Eglises d'Asie – Indonésie
Sumatra : l’Eglise catholique se porte au secours des réfugiés qui ont fui les violences à Aceh
Publié le 18/03/2010
Ce service aux réfugiés a commencé en décembre dernier en réponse à la lettre pastorale de l’Avent de Mgr Alfred Gonti Datubara, archevêque de Medan. Dans cette lettre, Mgr Datubara appelait les catholiques à se mettre au service des réfugiés – tous musulmans – en provenance d’Aceh.
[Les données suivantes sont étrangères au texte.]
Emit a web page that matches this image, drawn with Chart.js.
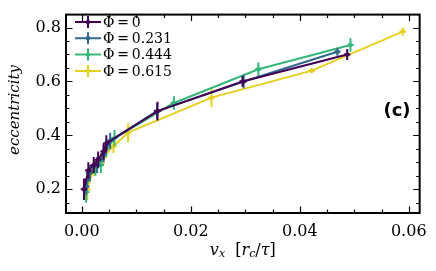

Le gouvernement indonésien se charge en effet de l’hébergement de ces réfugiés mais n’a rien prévu pour leur fournir de quoi vivre. « Notre premier travail a donc consisté à faire un état des lieux et à recenser les besoins les plus urgents », explique encore le P. Paul Rahmad. « Aujourd’hui, à la date du 4 mars, nous apportons une aide humanitaire à 2 550 familles, soit un total de 20 461 réfugiés ».
Au départ, les réfugiés se sont montrés surpris et mal à l’aise de découvrir que les bénévoles qui les aidaient étaient des catholiques. « Maintenant, leur méfiance a disparu car ils ont vu par eux–mêmes que nous étions sincères et désintéressés dans notre aide et que nous ne faisions pas cela avec des arrière–pensées », précise Augustinus Suwadi, responsable du Bureau d’aide humanitaire de l’archidiocèse de Medan.
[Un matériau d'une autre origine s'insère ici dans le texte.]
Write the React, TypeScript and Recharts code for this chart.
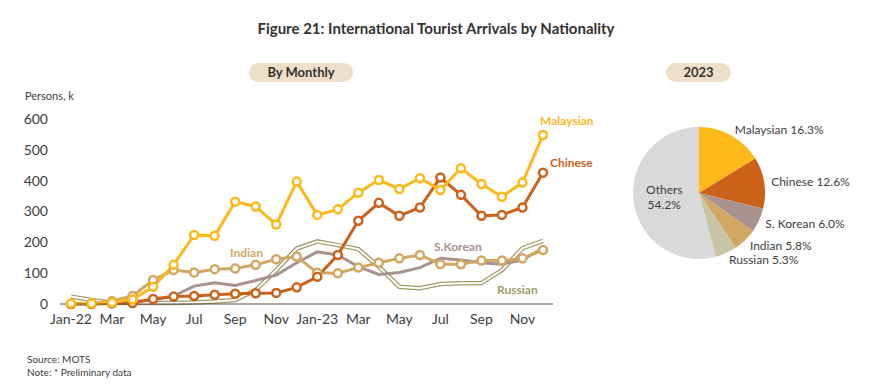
import React from "react";
import { LineChart, Line, XAxis, YAxis, PieChart, Pie, Cell } from "recharts";

const months = [
  "Jan-22", "Feb", "Mar", "Apr", "May", "Jun", "Jul", "Aug", "Sep", "Oct", "Nov", "Dec",
  "Jan-23", "Feb", "Mar", "Apr", "May", "Jun", "Jul", "Aug", "Sep", "Oct", "Nov", "Dec",
];

const malaysian = [2, 2, 5, 15, 56, 127, 224, 221, 332, 316, 258, 397, 289, 307, 361, 402, 373, 408, 370, 440, 389, 348, 394, 548];
const chinese = [0, 0, 2, 3, 16, 24, 26, 30, 33, 35, 36, 54, 88, 159, 270, 328, 286, 313, 410, 354, 286, 289, 313, 426];
const indian = [0, 2, 10, 26, 78, 110, 102, 113, 115, 127, 145, 154, 101, 100, 118, 134, 148, 159, 129, 129, 141, 141, 148, 175];
const skorean = [0, 1, 3, 8, 13, 26, 58, 69, 60, 76, 94, 134, 169, 159, 121, 96, 102, 118, 148, 143, 134, 129, 143, 181];
const russian = [24, 13, 4, 3, 3, 3, 5, 8, 13, 45, 110, 180, 203, 191, 178, 121, 56, 51, 65, 67, 68, 110, 181, 205];

const yTicks = [0, 100, 200, 300, 400, 500, 600];

const pieNames = ["Malaysian", "Chinese", "S. Korean", "Indian", "Russian", "Others"];
const pieShares = [16.3, 12.6, 6.0, 5.8, 5.3, 54.2];

const C = {
  mal: "#FDB91A",
  chn: "#CC6119",
  ind: "#D2A763",
  kor: "#A8938F",
  rus: "#A09A69",
  rusPie: "#C9C4A6",
  oth: "#D9D9D9",
  pill: "#EEDFC8",
  text: "#404040",
};
const pieColors = [C.mal, C.chn, C.kor, C.ind, C.rusPie, C.oth];

const lineData = months.map((m, i) => ({
  m,
  mal: malaysian[i],
  chn: chinese[i],
  ind: indian[i],
  kor: skorean[i],
  rus: russian[i],
}));
const pieData = pieNames.map((name, i) => ({ name, value: pieShares[i] }));

const FONT = "Lato, 'Noto Sans', sans-serif";
const RAD = Math.PI / 180;

const abs = (left: number, top: number, extra: React.CSSProperties = {}): React.CSSProperties => ({
  position: "absolute",
  left,
  top,
  transform: "translateY(-50%)",
  whiteSpace: "nowrap",
  ...extra,
});

const dot = (color: string) => ({ r: 4, fill: "#fff", stroke: color, strokeWidth: 2.5 });

const pieLabel = (p: any) => {
  const { cx, cy, midAngle, index } = p;
  const name = pieNames[index];
  const pct = pieShares[index].toFixed(1) + "%";
  if (name === "Others") {
    const x = cx + 35 * Math.cos(-midAngle * RAD);
    const y = cy + 35 * Math.sin(-midAngle * RAD);
    return (
      <text x={x} y={y} textAnchor="middle" fill={C.text} fontSize={12} fontFamily={FONT}>
        <tspan x={x} dy={-3}>{name}</tspan>
        <tspan x={x} dy={15}>{pct}</tspan>
      </text>
    );
  }
  const x = cx + 73 * Math.cos(-midAngle * RAD);
  const y = cy + 73 * Math.sin(-midAngle * RAD);
  return (
    <text x={x} y={y} textAnchor="start" dominantBaseline="central" fill={C.text} fontSize={12} fontFamily={FONT}>
      {name} {pct}
    </text>
  );
};

export default function App() {
  return (
    <div style={{ position: "relative", width: 870, height: 392, margin: -8, background: "#fff", fontFamily: FONT, color: C.text }}>
      <div style={{ position: "absolute", left: 0, width: 872, top: 28, transform: "translateY(-50%)", textAlign: "center", fontWeight: 700, fontSize: 15, color: "#333" }}>
        Figure 21: International Tourist Arrivals by Nationality
      </div>

      <div style={{ position: "absolute", left: 249, top: 63, width: 104, height: 19, borderRadius: 10, background: C.pill, textAlign: "center", lineHeight: "19px", fontWeight: 700, fontSize: 13, color: "#333" }}>
        By Monthly
      </div>
      <div style={{ position: "absolute", left: 666, top: 63, width: 65, height: 19, borderRadius: 10, background: C.pill, textAlign: "center", lineHeight: "19px", fontWeight: 700, fontSize: 13, color: "#333" }}>
        2023
      </div>

      <div style={abs(25, 95, { fontSize: 11 })}>Persons, k</div>

      <div style={{ position: "absolute", left: 0, top: 0 }}>
        <LineChart width={570} height={340} data={lineData} margin={{ top: 119, right: 17, bottom: 6, left: 0 }}>
          <XAxis
            dataKey="m"
            interval={1}
            padding={{ left: 11, right: 10 }}
            tickLine={false}
            axisLine={{ stroke: "#5B4B45", strokeWidth: 1 }}
            tick={{ fill: C.text, fontSize: 14, fontFamily: FONT }}
            tickMargin={4}
          />
          <YAxis
            width={60}
            domain={[0, 600]}
            ticks={yTicks}
            axisLine={false}
            tickLine={false}
            tickMargin={6}
            tick={{ fill: C.text, fontSize: 14, fontFamily: FONT }}
          />
          <Line dataKey="rus" stroke={C.rus} strokeWidth={4.5} dot={false} isAnimationActive={false} />
          <Line dataKey="rus" stroke="#fff" strokeWidth={2} dot={false} isAnimationActive={false} />
          <Line dataKey="kor" stroke={C.kor} strokeWidth={3} dot={false} isAnimationActive={false} />
          <Line dataKey="ind" stroke={C.ind} strokeWidth={3} dot={dot(C.ind)} isAnimationActive={false} />
          <Line dataKey="chn" stroke={C.chn} strokeWidth={3} dot={dot(C.chn)} isAnimationActive={false} />
          <Line dataKey="mal" stroke={C.mal} strokeWidth={3} dot={dot(C.mal)} isAnimationActive={false} />
        </LineChart>
      </div>

      <div style={abs(540, 120, { fontSize: 12, fontWeight: 700, color: C.mal })}>Malaysian</div>
      <div style={abs(550, 162, { fontSize: 12, fontWeight: 700, color: C.chn })}>Chinese</div>
      <div style={abs(230, 252, { fontSize: 12, fontWeight: 700, color: C.ind })}>Indian</div>
      <div style={abs(434, 246, { fontSize: 12, fontWeight: 700, color: C.kor })}>S.Korean</div>
      <div style={abs(497, 289, { fontSize: 12, fontWeight: 700, color: C.rus })}>Russian</div>

      <div style={{ position: "absolute", left: 565, top: 85 }}>
        <PieChart width={300} height={220} margin={{ top: 0, right: 0, bottom: 0, left: 0 }}>
          <Pie
            data={pieData}
            dataKey="value"
            cx={134}
            cy={108}
            outerRadius={66}
            startAngle={90}
            endAngle={-270}
            stroke="none"
            labelLine={false}
            label={pieLabel}
            isAnimationActive={false}
          >
            {pieData.map((d, i) => (
              <Cell key={d.name} fill={pieColors[i]} />
            ))}
          </Pie>
        </PieChart>
      </div>

      <div style={abs(27, 359, { fontSize: 10 })}>Source: MOTS</div>
      <div style={abs(27, 372, { fontSize: 10 })}>Note: * Preliminary data</div>
    </div>
  );
}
Selon Augustinus Suwadi, « les réfugiés, pratiquement tous des migrants originaires de Java (10), ont quitté Aceh à la fin de l’an dernier lorsque les heurts entre l’armée indonésienne et les hommes du GAM [Gerakan Aceh Merdeka, Mouvement pour Aceh libre] ont gagné en intensité ». Depuis le milieu des années 1970, l’armée et le GAM, mouvement musulman séparatiste, s’opposent durement à Aceh, cette province quasi exclusivement musulmane située à la pointe nord-ouest de l’île de Sumatra (11). Avec la chute de Suharto et l’arrivée au pouvoir d’Abdurrahman Wahid en octobre dernier, les attentes des indépendantistes du GAM ont redoublé et les combats ont repris, provoquant un nouvel afflux de réfugiés hors d’Aceh (12).
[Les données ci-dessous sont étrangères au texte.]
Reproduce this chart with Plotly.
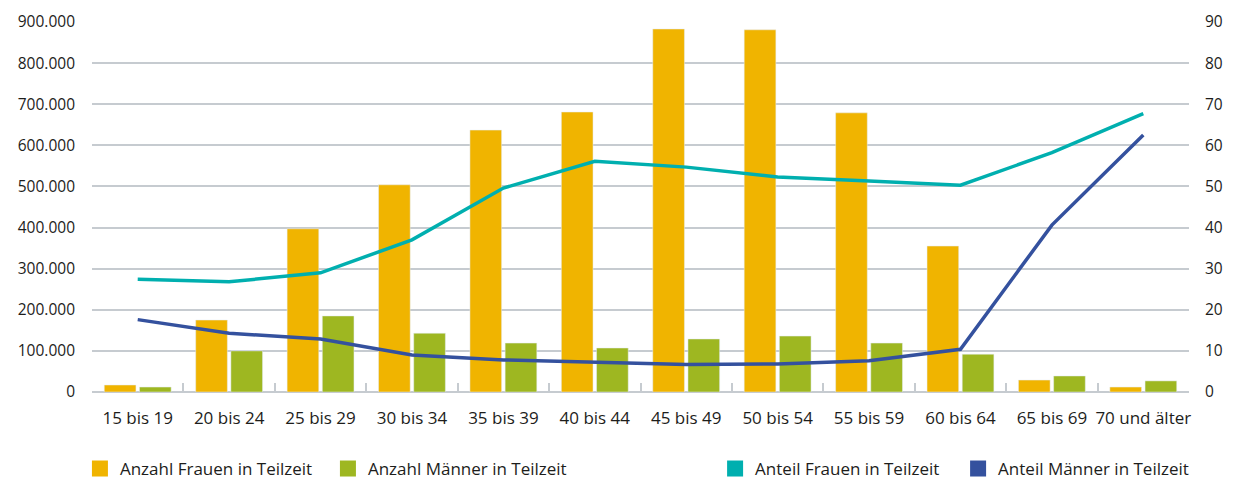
import plotly.graph_objects as go

categories = ["15 bis 19", "20 bis 24", "25 bis 29", "30 bis 34", "35 bis 39", "40 bis 44",
              "45 bis 49", "50 bis 54", "55 bis 59", "60 bis 64", "65 bis 69", "70 und älter"]
anzahl_frauen = [17000, 175000, 397000, 504000, 637000, 681000, 883000, 881000, 679000, 355000, 29000, 12000]
anzahl_maenner = [12000, 100000, 185000, 143000, 119000, 107000, 129000, 136000, 119000, 92000, 39000, 27000]
anteil_frauen = [27.4, 26.8, 29.0, 37.0, 49.6, 56.1, 54.7, 52.3, 51.3, 50.3, 58.2, 67.7]
anteil_maenner = [17.6, 14.3, 12.9, 9.0, 7.8, 7.2, 6.7, 6.8, 7.6, 10.4, 40.6, 62.5]

C_OR = "#F0B400"
C_GR = "#9EB721"
C_TE = "#00AFAF"
C_BL = "#34519E"
FONT = "Open Sans"
TXT = "#1d1d1b"
GRID = "#C6CBD0"

fig = go.Figure()
fig.add_trace(go.Bar(x=categories, y=anzahl_frauen, name="Anzahl Frauen in Teilzeit",
                     marker_color=C_OR, showlegend=False))
fig.add_trace(go.Bar(x=categories, y=anzahl_maenner, name="Anzahl Männer in Teilzeit",
                     marker_color=C_GR, showlegend=False))
fig.add_trace(go.Scatter(x=categories, y=anteil_frauen, mode="lines", yaxis="y2",
                         name="Anteil Frauen in Teilzeit",
                         line=dict(color=C_TE, width=3.5), showlegend=False))
fig.add_trace(go.Scatter(x=categories, y=anteil_maenner, mode="lines", yaxis="y2",
                         name="Anteil Männer in Teilzeit",
                         line=dict(color=C_BL, width=3.5), showlegend=False))
# legend entries with square symbols
legend_items = [("Anzahl Frauen in Teilzeit", C_OR, "legend"),
                ("Anzahl Männer in Teilzeit", C_GR, "legend"),
                ("Anteil Frauen in Teilzeit", C_TE, "legend2"),
                ("Anteil Männer in Teilzeit", C_BL, "legend2")]
for name, col, lg in legend_items:
    fig.add_trace(go.Scatter(x=[None], y=[None], mode="markers", name=name, yaxis="y2",
                             marker=dict(symbol="square", size=16, color=col), legend=lg))

fig.update_layout(
    width=1225, height=473,
    margin=dict(l=84, r=44, t=14, b=89, autoexpand=False),
    plot_bgcolor="white", paper_bgcolor="white",
    font=dict(family=FONT, size=15, color=TXT),
    separators=",.",
    barmode="group", bargap=0.23, bargroupgap=0.1,
    xaxis=dict(type="category", tickson="boundaries", ticks="inside", ticklen=9,
               tickcolor=GRID, tickwidth=2, showgrid=False, showline=False,
               tickfont=dict(size=17), ticklabelstandoff=14, tickangle=0, automargin=False),
    yaxis=dict(range=[0, 900000], dtick=100000, tickformat=",d", gridcolor=GRID,
               gridwidth=2, zeroline=True, zerolinecolor=GRID, zerolinewidth=2,
               ticklabelstandoff=16, showline=False, automargin=False,
               tickfont=dict(size=15.5)),
    yaxis2=dict(range=[0, 90], dtick=10, overlaying="y", side="right", showgrid=False,
                zeroline=False, ticklabelstandoff=15, showline=False, automargin=False,
                tickfont=dict(size=15.5)),
    legend=dict(orientation="h", x=-0.011, xanchor="left", y=-0.208, yanchor="middle",
                entrywidth=203, entrywidthmode="pixels",
                font=dict(size=17), itemwidth=30, borderwidth=0),
    legend2=dict(orientation="h", x=0.568, xanchor="left", y=-0.208, yanchor="middle",
                 entrywidth=198, entrywidthmode="pixels", font=dict(size=17),
                 itemwidth=30, borderwidth=0),
)

fig.write_html("out.html")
Selon les témoignages de nombreux réfugiés installés à Medan, les hommes du GAM, par des actions de terreur, cherchent à forcer les nombreux migrants originaires de Java à quitter Aceh. Oyo Sumantri, originaire de l’ouest de Java et qui vivait dans l’est d’Aceh, raconte comment lui et sa famille ont été attaqués par des hommes du GAM le 8 décembre 1999 : « Cinq minutes après que je fus revenu de ‘taraweh’ [la prière du soir au cours du ramadan], plusieurs hommes que je crois appartenir au GAM ont pénétré de force chez moi. Ils ont pris tout ce qu’ils pouvaient prendre puis ils nous ont attachés, ma femme, mon fils et moi, à un pont voisin. Là, ils nous ont frappés à coups de machette et ils sont partis, nous laissant pour morts ». En montrant les cicatrices que lui et son fils portent au cou, il explique que seule sa femme est morte. Un autre réfugié, Sugeng Herianto, originaire de Java-Est, rapporte que les hommes du GAM ont commencé à attaquer et brûler les villages de migrants en novembre dernier. « Ils avaient fixé le 4 décembre, jour anniversaire de la fondation de leur mouvement, comme date–butoir. A cette date, nous devions tous être partis. Avant de partir, ils nous ont contraints à leur vendre nos biens à vil prix. Par exemple, une bicyclette, d’une valeur de 300 000 roupies (41 dollars américains), était vendue pour 5 000 roupies. » A l’image de la plupart des réfugiés de Medan, Herianto ne souhaite pas retourner à Aceh. Il ne souhaite pas non plus se réinstaller à Java. « J’espère me fixer ailleurs », conclut-il.